● **What the task asks**:
Exclude the pictures and return every line exactly as written.

* Start Material *

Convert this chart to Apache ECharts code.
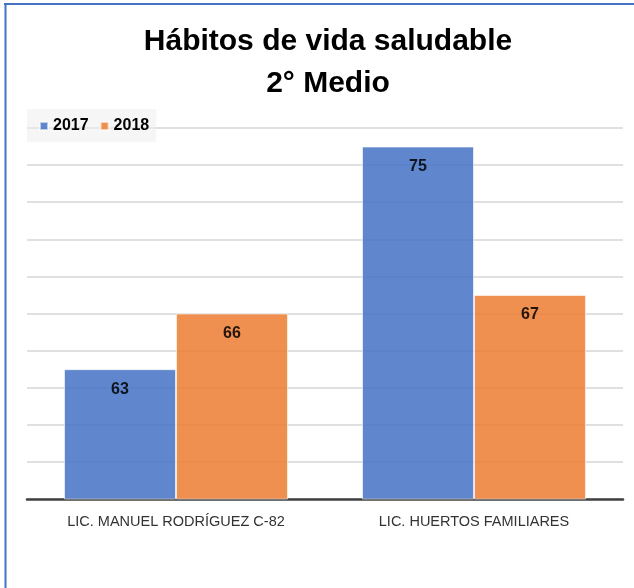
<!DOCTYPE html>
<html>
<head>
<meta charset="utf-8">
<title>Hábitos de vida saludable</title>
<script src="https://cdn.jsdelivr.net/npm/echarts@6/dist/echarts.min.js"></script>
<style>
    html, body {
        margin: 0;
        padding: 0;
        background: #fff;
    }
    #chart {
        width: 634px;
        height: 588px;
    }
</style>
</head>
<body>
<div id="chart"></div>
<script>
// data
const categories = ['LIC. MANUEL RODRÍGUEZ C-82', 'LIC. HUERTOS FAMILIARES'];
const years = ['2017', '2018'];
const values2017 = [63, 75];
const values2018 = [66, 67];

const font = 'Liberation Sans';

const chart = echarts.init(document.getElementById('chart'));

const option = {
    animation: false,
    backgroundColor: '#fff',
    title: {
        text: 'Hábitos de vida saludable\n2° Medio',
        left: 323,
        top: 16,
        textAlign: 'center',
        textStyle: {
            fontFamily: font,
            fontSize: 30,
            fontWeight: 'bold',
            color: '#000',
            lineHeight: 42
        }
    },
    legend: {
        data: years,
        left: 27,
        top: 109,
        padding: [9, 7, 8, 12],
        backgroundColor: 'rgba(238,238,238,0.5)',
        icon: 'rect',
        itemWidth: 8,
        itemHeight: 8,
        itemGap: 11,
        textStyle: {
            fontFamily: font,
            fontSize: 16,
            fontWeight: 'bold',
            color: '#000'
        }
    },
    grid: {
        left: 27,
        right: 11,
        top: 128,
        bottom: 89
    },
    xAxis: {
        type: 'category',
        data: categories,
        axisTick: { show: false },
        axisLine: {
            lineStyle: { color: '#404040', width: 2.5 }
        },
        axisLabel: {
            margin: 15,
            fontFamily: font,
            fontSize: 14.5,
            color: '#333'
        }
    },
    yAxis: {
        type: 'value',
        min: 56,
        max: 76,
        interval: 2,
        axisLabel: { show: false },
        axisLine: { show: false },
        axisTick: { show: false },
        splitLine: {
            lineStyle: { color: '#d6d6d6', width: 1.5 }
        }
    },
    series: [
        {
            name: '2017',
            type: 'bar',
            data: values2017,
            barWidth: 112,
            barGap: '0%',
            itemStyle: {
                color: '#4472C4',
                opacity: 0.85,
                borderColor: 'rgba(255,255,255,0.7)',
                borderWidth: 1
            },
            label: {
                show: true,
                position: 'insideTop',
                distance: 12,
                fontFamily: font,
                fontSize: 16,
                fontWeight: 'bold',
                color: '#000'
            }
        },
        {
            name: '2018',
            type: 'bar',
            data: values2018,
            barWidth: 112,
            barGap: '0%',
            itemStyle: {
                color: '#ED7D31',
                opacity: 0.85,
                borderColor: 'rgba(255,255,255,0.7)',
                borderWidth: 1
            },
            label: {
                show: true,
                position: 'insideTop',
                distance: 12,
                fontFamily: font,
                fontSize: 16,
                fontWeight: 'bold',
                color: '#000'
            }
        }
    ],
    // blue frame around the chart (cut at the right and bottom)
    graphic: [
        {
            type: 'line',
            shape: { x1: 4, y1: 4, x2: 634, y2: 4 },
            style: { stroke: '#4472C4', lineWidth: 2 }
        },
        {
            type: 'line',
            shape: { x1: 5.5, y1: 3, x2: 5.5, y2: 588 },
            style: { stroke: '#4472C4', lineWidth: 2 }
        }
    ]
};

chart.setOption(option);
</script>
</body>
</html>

* End Material *

● **Response below**:
Convert this chart to Apache ECharts code.
<!DOCTYPE html>
<html>
<head>
<meta charset="utf-8">
<title>Hábitos de vida saludable</title>
<script src="https://cdn.jsdelivr.net/npm/echarts@6/dist/echarts.min.js"></script>
<style>
    html, body {
        margin: 0;
        padding: 0;
        background: #fff;
    }
    #chart {
        width: 634px;
        height: 588px;
    }
</style>
</head>
<body>
<div id="chart"></div>
<script>
// data
const categories = ['LIC. MANUEL RODRÍGUEZ C-82', 'LIC. HUERTOS FAMILIARES'];
const years = ['2017', '2018'];
const values2017 = [63, 75];
const values2018 = [66, 67];

const font = 'Liberation Sans';

const chart = echarts.init(document.getElementById('chart'));

const option = {
    animation: false,
    backgroundColor: '#fff',
    title: {
        text: 'Hábitos de vida saludable\n2° Medio',
        left: 323,
        top: 16,
        textAlign: 'center',
        textStyle: {
            fontFamily: font,
            fontSize: 30,
            fontWeight: 'bold',
            color: '#000',
            lineHeight: 42
        }
    },
    legend: {
        data: years,
        left: 27,
        top: 109,
        padding: [9, 7, 8, 12],
        backgroundColor: 'rgba(238,238,238,0.5)',
        icon: 'rect',
        itemWidth: 8,
        itemHeight: 8,
        itemGap: 11,
        textStyle: {
            fontFamily: font,
            fontSize: 16,
            fontWeight: 'bold',
            color: '#000'
        }
    },
    grid: {
        left: 27,
        right: 11,
        top: 128,
        bottom: 89
    },
    xAxis: {
        type: 'category',
        data: categories,
        axisTick: { show: false },
        axisLine: {
            lineStyle: { color: '#404040', width: 2.5 }
        },
        axisLabel: {
            margin: 15,
            fontFamily: font,
            fontSize: 14.5,
            color: '#333'
        }
    },
    yAxis: {
        type: 'value',
        min: 56,
        max: 76,
        interval: 2,
        axisLabel: { show: false },
        axisLine: { show: false },
        axisTick: { show: false },
        splitLine: {
            lineStyle: { color: '#d6d6d6', width: 1.5 }
        }
    },
    series: [
        {
            name: '2017',
            type: 'bar',
            data: values2017,
            barWidth: 112,
            barGap: '0%',
            itemStyle: {
                color: '#4472C4',
                opacity: 0.85,
                borderColor: 'rgba(255,255,255,0.7)',
                borderWidth: 1
            },
            label: {
                show: true,
                position: 'insideTop',
                distance: 12,
                fontFamily: font,
                fontSize: 16,
                fontWeight: 'bold',
                color: '#000'
            }
        },
        {
            name: '2018',
            type: 'bar',
            data: values2018,
            barWidth: 112,
            barGap: '0%',
            itemStyle: {
                color: '#ED7D31',
                opacity: 0.85,
                borderColor: 'rgba(255,255,255,0.7)',
                borderWidth: 1
            },
            label: {
                show: true,
                position: 'insideTop',
                distance: 12,
                fontFamily: font,
                fontSize: 16,
                fontWeight: 'bold',
                color: '#000'
            }
        }
    ],
    // blue frame around the chart (cut at the right and bottom)
    graphic: [
        {
            type: 'line',
            shape: { x1: 4, y1: 4, x2: 634, y2: 4 },
            style: { stroke: '#4472C4', lineWidth: 2 }
        },
        {
            type: 'line',
            shape: { x1: 5.5, y1: 3, x2: 5.5, y2: 588 },
            style: { stroke: '#4472C4', lineWidth: 2 }
        }
    ]
};

chart.setOption(option);
</script>
</body>
</html>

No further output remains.